“I’M quite limited in what I can do as a bowler, so I just keep trying to do the same things and keep building pressure.
“Today it paid off, but we had every confidence in the young lads who came in and they showed they could do a job.”
So said Steve Patterson after the Yorkshire pace bowler captured career-best figures of 6-56 last week against Durham.
The comments summed up Patterson to a tee; not only did he play down his own contribution, but he also deflected praise on to Yorkshire’s “young lads” – specifically fellow pace bowlers Josh Shaw and Ben Coad, both of whom were making their Championship debuts for the club.
Granted, Shaw and Coad played their part as Durham were dismissed for 172 in the first innings at Chester-le-Street.
Shaw returned 2-38 from 10 overs, while Coad also conceded only 38 runs from his 17 overs.
But the hero of the hour was Patterson.
It was primarily due to his efforts that the hosts failed to collect even a single batting point.
It was not so much the timbre of Patterson’s performance but the timing of it that was significant.

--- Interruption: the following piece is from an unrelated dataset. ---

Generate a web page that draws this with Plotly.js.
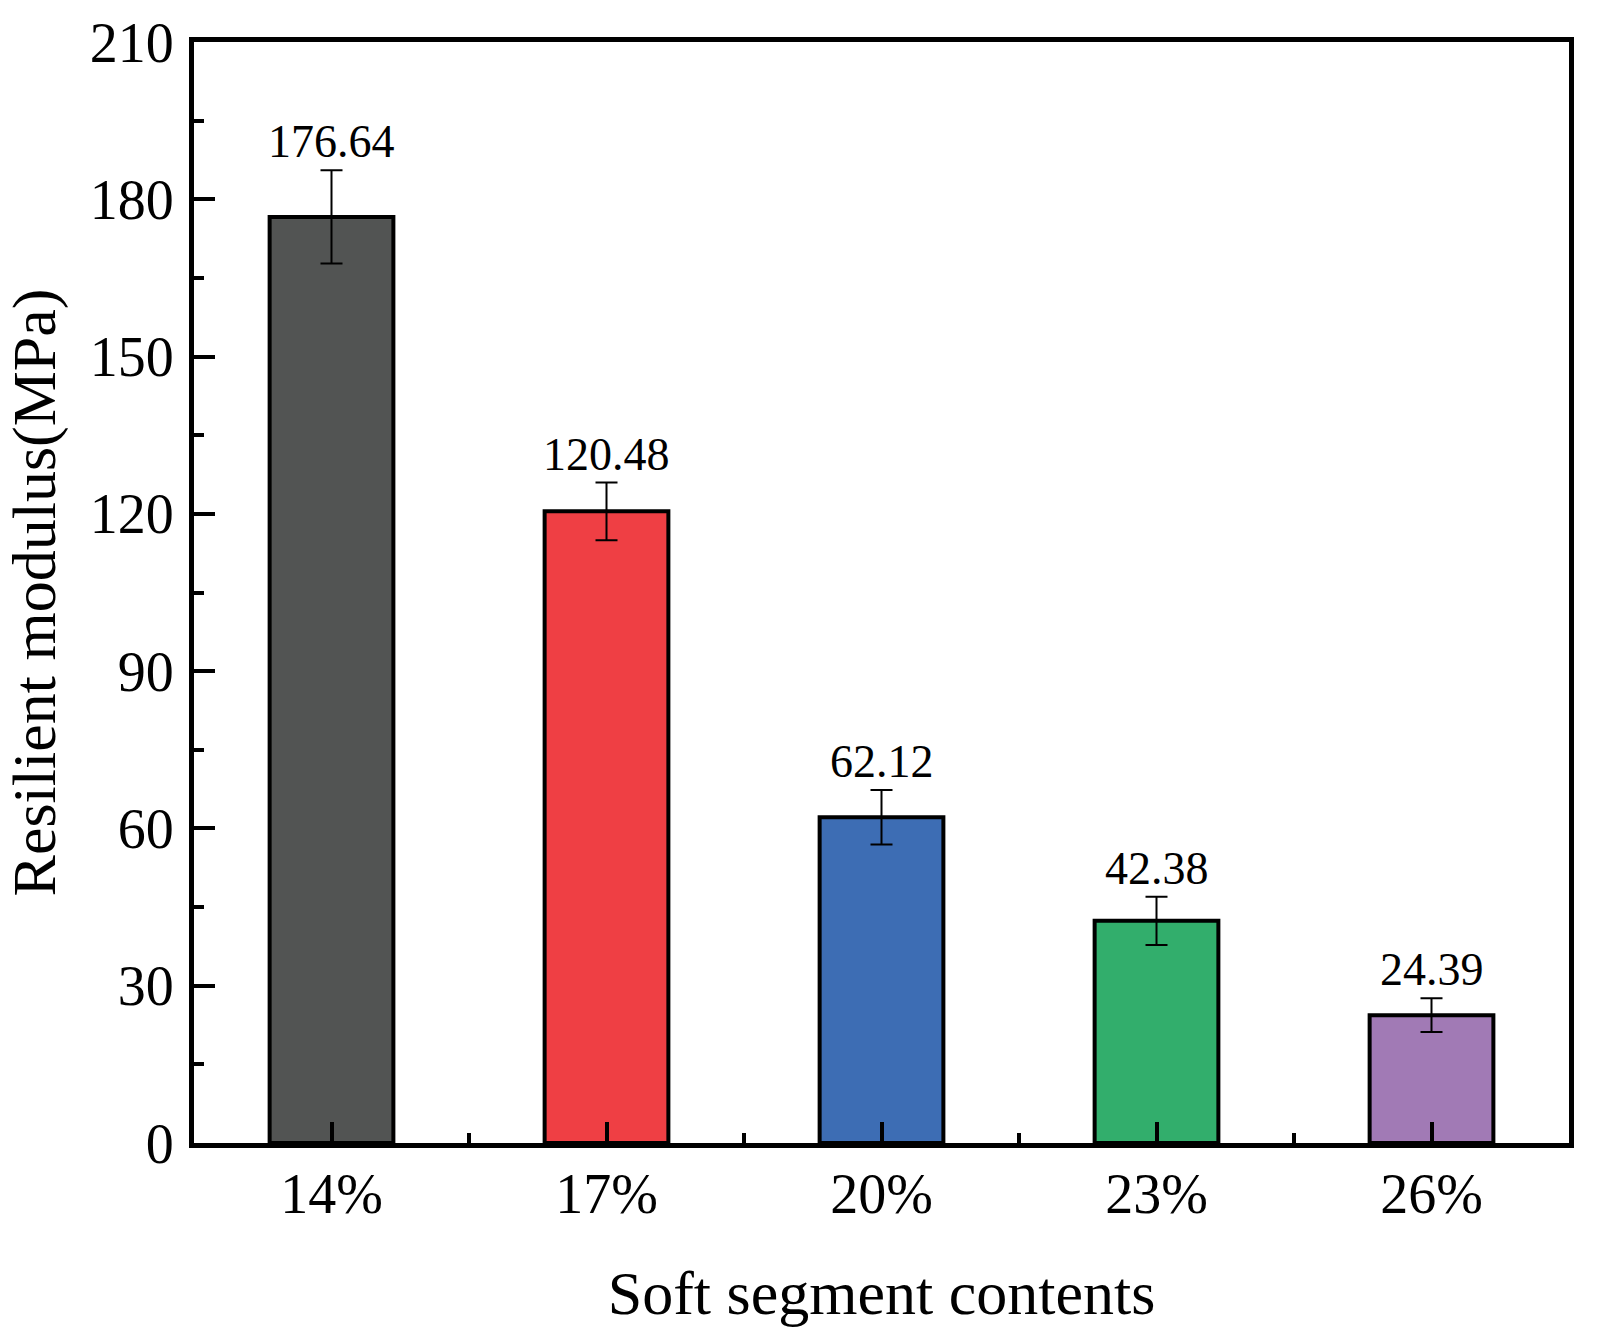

How Yorkshire needed him with six bowlers missing to a combination of injuries and international calls-ups.
Ryan Sidebottom (ankle), Jack Brooks (quad) and Matthew Fisher (hamstring) were injured, while Liam Plunkett, David Willey and Adil Rashid were on one-day international duty.
It left only Patterson and Tim Bresnan as experienced members of the Yorkshire attack.
Ironically, Patterson’s previous career-best figures came in not dissimilar circumstances.
When he took 5-11 against Worcestershire at the start of the 2015 season, Yorkshire were without six men due to England’s tour of the West Indies.
Small wonder that Andrew Gale, the Yorkshire captain, describes Patterson as one of the first names on the team-sheet.
Week-in, week-out, Patterson just goes about his business with a minimum of fuss. He is Yorkshire’s Mr Reliable.
In recent years, the 32-year-old has performed an increasingly vital role for the county.
Indeed, when they come to write the history of this period of Yorkshire cricket, Patterson’s role in it should shine like a beacon.
Since 2010, when he effectively became a first-team regular after a long battle to reach that stage, Patterson has been a model of consistency.
That 2010 campaign marked something of a breakthrough for the Beverley-born man.
He took 45 wickets at 26.68 as Yorkshire so nearly won the Championship in Gale’s first summer in charge, the club finishing third after a batting collapse on the final day of the season against Kent at Headingley.
Patterson suffered with injuries in 2011, when he took 21 first-class wickets at 46.33, but he was back with a bang the following year, capturing 53 wickets at 21.03 to help Yorkshire to promotion.
Fifty-one wickets followed in 2013 at an average of 23.47, a year in which Yorkshire finished runners-up to Durham, and Patterson captured 39 first-class wickets in 2014 at 26.69 and 47 last year at 24.93 as the club secured back-to-back titles.
This year, he already has 27 wickets at 21.81. He is, quite simply, an outstanding cricketer.